Mereka menginginkan pengawasan yang nyata dan independen, sehingga OpenAI tidak bisa menilai sendiri pekerjaan rumahnya dalam hal keamanan AI. Dan mereka memohon agar tercipta budaya di mana orang bisa berbicara tentang kekhawatiran mereka tanpa takut kehilangan pekerjaan atau tabungan—tempat dengan perlindungan nyata bagi pelapor.
Akhirnya, mereka bersikeras agar OpenAI tetap pada janji finansial aslinya: batas keuntungan harus tetap berlaku. Tujuannya haruslah manfaat publik, bukan kekayaan pribadi yang tak terbatas.
Ini bukan hanya tentang drama internal di perusahaan Silicon Valley. OpenAI sedang mengembangkan teknologi yang dapat mengubah dunia kita dengan cara yang sulit dibayangkan.

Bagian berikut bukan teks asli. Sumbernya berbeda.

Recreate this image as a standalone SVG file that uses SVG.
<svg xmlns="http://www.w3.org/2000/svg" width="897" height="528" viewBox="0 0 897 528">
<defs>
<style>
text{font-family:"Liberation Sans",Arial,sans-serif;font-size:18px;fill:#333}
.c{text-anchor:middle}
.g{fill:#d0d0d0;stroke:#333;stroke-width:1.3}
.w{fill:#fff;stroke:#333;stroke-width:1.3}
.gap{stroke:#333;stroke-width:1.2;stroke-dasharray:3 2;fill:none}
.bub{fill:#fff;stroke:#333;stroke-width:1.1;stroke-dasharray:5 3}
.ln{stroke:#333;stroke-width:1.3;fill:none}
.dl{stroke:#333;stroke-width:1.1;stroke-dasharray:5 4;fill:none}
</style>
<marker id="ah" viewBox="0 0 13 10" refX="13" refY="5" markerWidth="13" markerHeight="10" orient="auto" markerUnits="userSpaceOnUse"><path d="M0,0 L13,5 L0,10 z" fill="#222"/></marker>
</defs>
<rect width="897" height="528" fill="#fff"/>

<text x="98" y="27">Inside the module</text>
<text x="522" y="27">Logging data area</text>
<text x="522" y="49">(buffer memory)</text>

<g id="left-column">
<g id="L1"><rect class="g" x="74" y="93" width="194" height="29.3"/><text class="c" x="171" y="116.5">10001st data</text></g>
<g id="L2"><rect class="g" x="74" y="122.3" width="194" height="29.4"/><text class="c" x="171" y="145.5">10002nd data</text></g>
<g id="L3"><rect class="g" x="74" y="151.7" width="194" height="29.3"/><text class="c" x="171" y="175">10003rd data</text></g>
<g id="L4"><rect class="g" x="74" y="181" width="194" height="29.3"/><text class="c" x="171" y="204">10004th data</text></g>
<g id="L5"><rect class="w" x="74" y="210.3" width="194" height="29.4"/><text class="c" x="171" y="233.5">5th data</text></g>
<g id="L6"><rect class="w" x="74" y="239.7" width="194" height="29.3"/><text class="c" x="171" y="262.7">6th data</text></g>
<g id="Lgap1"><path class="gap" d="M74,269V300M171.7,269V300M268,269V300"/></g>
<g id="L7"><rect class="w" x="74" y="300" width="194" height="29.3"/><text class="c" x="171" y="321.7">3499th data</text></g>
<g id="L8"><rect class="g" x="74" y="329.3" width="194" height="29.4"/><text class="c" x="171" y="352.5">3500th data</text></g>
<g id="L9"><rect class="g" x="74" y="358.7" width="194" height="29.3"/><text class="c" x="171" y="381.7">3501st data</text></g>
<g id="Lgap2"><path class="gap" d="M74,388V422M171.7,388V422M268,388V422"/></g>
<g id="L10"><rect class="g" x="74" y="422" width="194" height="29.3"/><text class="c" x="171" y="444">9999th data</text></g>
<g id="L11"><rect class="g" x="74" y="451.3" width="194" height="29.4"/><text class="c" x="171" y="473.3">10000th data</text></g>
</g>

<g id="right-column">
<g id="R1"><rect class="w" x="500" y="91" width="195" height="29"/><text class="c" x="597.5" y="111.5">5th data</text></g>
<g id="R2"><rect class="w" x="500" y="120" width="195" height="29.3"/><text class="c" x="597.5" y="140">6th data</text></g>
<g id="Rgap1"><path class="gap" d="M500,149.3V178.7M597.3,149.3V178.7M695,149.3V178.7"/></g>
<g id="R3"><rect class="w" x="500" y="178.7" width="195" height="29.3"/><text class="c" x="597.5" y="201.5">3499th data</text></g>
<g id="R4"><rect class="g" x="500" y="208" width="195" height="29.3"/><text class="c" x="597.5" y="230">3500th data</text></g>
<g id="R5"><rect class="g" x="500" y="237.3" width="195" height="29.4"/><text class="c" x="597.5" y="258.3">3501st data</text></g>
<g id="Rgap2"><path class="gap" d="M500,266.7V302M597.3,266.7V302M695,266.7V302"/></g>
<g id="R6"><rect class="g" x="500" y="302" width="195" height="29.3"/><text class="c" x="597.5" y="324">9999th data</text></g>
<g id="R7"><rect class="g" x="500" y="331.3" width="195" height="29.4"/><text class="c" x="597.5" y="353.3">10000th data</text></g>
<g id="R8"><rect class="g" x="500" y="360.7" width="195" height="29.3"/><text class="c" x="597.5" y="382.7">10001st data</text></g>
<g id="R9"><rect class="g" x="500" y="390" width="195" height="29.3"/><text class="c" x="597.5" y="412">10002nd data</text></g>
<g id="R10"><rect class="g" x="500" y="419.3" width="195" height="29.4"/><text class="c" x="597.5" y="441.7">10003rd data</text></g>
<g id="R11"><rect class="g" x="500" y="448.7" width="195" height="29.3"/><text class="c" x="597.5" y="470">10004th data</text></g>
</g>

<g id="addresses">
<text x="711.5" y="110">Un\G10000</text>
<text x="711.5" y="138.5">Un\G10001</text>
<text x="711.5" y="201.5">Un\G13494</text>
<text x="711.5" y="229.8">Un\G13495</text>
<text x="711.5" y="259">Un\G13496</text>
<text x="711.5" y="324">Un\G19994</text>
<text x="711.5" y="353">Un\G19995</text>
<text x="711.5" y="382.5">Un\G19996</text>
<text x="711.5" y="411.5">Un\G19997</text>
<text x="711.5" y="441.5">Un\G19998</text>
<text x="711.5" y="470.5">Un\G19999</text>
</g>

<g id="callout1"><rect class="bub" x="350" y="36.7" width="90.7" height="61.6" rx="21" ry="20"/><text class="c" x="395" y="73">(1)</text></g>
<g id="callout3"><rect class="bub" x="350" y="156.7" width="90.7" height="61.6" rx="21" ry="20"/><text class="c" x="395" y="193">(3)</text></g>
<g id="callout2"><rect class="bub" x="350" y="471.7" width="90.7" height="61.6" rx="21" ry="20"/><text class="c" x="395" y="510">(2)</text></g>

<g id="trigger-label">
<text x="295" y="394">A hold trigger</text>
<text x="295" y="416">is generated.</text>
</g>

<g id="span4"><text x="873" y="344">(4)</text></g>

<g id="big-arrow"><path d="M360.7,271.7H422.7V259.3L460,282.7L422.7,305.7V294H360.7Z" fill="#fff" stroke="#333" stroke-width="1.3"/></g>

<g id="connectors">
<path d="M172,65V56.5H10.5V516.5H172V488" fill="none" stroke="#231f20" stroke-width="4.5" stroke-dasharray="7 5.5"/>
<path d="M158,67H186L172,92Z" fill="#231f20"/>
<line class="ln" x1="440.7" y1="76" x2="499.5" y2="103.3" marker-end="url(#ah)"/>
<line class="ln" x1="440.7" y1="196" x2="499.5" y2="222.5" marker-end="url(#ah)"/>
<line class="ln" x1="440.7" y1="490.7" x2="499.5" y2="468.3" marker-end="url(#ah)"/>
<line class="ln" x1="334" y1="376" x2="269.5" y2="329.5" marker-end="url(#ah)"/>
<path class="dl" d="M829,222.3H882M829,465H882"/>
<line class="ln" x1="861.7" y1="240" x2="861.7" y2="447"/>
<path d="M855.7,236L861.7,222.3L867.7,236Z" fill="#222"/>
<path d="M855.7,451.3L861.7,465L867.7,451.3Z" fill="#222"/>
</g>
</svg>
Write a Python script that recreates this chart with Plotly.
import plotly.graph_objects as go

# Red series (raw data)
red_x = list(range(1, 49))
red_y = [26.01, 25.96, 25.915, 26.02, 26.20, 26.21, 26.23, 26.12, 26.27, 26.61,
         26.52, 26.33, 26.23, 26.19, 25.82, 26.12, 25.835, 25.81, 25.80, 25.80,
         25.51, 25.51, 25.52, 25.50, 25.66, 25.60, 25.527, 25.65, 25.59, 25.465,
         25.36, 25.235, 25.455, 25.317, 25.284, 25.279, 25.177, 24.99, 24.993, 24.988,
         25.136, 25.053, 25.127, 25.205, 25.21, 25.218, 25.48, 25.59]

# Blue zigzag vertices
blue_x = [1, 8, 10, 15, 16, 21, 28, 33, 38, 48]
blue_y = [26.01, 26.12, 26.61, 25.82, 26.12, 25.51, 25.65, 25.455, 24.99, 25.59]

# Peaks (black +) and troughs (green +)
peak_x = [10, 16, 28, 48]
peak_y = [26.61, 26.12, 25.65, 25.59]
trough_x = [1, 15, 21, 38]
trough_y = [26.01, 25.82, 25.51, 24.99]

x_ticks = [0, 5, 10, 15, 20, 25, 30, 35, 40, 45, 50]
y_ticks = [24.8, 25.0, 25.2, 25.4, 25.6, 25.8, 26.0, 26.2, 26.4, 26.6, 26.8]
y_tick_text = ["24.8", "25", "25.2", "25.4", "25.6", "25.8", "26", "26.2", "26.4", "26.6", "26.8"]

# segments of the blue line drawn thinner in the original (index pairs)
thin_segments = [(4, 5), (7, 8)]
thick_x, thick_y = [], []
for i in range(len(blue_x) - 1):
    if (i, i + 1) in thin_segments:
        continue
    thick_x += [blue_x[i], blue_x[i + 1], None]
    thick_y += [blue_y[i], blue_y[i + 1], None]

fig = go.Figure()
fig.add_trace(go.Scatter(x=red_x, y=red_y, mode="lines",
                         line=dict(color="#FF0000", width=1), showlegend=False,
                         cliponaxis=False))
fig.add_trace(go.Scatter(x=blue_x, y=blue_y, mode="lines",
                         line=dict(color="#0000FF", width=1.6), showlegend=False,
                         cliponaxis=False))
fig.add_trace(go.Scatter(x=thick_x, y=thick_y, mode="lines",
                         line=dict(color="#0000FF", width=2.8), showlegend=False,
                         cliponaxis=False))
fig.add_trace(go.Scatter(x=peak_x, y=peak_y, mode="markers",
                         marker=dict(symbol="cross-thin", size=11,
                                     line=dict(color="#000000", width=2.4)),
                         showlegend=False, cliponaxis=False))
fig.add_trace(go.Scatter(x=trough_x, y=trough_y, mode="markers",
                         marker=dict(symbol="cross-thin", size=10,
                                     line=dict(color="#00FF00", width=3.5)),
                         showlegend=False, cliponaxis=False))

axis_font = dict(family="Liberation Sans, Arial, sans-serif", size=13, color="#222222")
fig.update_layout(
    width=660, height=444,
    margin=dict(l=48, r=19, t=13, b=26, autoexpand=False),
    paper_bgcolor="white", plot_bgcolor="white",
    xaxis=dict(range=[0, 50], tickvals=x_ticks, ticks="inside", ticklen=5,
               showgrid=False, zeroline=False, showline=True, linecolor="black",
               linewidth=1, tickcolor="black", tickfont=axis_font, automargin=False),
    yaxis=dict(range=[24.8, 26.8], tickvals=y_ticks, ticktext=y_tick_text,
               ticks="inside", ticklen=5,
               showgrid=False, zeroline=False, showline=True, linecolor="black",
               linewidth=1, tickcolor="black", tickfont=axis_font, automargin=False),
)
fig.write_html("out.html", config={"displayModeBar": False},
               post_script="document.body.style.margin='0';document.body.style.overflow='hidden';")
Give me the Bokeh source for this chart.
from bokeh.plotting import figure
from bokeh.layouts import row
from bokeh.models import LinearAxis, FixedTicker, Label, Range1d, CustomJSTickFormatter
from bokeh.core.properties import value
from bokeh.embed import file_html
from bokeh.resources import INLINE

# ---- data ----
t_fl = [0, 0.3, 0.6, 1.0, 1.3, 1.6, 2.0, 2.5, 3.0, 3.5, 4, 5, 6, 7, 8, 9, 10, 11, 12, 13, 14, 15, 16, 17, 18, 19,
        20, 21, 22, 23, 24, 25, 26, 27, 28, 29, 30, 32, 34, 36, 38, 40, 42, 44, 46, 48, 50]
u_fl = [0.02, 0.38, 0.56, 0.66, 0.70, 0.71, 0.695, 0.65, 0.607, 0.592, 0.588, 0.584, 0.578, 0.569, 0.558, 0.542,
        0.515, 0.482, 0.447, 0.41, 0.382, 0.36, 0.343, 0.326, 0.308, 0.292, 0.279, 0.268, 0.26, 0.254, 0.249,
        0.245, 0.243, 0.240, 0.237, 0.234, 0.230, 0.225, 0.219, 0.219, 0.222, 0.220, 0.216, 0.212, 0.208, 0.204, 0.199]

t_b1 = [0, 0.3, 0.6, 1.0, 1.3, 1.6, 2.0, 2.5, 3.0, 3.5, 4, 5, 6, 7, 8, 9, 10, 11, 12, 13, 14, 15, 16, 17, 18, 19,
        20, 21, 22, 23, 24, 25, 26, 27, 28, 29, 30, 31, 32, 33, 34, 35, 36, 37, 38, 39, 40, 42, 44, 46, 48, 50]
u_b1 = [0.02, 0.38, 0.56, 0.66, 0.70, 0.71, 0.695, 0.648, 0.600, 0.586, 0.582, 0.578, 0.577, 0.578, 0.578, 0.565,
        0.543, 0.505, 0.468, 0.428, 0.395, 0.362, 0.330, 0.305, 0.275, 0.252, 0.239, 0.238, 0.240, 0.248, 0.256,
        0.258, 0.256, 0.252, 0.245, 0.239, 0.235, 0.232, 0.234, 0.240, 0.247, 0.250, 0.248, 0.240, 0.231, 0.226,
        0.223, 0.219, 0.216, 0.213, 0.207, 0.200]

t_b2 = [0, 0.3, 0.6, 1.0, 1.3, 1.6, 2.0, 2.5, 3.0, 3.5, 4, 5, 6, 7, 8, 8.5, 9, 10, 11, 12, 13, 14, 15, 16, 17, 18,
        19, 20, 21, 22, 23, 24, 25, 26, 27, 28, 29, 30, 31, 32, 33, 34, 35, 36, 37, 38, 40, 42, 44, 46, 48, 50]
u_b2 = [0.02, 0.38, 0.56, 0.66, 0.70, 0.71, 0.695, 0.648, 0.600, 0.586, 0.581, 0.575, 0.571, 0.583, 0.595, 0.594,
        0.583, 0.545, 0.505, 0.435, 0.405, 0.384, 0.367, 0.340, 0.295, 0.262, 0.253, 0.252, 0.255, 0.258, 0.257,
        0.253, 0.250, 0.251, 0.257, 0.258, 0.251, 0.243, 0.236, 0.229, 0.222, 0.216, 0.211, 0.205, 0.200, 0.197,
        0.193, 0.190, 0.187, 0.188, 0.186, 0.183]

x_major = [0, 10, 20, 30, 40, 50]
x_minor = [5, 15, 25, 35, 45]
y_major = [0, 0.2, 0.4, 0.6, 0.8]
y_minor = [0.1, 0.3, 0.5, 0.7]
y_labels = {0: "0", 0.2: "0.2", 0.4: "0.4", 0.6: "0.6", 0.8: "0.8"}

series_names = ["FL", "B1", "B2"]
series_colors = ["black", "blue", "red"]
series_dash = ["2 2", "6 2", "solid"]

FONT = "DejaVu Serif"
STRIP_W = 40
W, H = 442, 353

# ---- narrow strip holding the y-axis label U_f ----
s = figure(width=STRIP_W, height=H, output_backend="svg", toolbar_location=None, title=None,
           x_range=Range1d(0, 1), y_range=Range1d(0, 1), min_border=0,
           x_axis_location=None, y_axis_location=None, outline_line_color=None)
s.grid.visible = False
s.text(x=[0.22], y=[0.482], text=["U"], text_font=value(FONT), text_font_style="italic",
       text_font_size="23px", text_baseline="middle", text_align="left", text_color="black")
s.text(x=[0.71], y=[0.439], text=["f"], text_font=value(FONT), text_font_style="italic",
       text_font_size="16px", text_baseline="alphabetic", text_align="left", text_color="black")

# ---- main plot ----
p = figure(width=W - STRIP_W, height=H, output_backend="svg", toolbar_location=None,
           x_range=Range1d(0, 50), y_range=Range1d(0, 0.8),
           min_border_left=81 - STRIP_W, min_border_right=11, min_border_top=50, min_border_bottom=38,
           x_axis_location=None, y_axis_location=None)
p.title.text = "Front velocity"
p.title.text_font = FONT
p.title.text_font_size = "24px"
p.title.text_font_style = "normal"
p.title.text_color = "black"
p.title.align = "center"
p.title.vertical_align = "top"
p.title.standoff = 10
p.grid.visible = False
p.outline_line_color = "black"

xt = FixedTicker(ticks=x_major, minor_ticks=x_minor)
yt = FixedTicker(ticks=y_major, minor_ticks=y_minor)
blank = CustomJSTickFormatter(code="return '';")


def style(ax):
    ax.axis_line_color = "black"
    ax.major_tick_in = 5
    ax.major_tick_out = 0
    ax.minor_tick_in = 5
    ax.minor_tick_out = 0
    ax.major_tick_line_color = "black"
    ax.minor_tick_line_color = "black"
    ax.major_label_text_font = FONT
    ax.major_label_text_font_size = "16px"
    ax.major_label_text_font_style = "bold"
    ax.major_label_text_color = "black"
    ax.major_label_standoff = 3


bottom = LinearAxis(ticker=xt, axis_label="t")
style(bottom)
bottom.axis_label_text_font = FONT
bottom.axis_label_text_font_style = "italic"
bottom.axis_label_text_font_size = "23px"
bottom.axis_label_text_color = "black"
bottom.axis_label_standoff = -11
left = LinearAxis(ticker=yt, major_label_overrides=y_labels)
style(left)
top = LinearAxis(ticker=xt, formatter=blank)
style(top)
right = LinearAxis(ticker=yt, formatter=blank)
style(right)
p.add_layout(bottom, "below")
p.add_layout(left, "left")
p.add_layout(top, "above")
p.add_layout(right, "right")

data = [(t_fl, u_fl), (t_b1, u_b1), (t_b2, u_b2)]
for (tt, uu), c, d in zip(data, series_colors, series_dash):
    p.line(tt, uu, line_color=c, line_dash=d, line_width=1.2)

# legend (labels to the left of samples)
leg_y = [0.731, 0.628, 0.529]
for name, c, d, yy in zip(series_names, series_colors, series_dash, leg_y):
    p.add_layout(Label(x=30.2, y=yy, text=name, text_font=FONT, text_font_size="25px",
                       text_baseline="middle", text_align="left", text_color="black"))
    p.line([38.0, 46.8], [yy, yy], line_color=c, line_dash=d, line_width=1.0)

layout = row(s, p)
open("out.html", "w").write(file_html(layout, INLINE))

Pertanyaan yang dipaksa oleh mantan karyawannya untuk kita semua tanyakan adalah sederhana namun mendalam: siapa yang kita percayai untuk membangun masa depan kita?
Seperti yang diperingatkan oleh mantan anggota dewan Helen Toner berdasarkan pengalamannya sendiri, “pengawasan internal menjadi rapuh ketika uang dipertaruhkan”.
Saat ini, orang-orang yang paling mengenal OpenAI memberitahu kita bahwa pagar pengaman tersebut hampir hancur.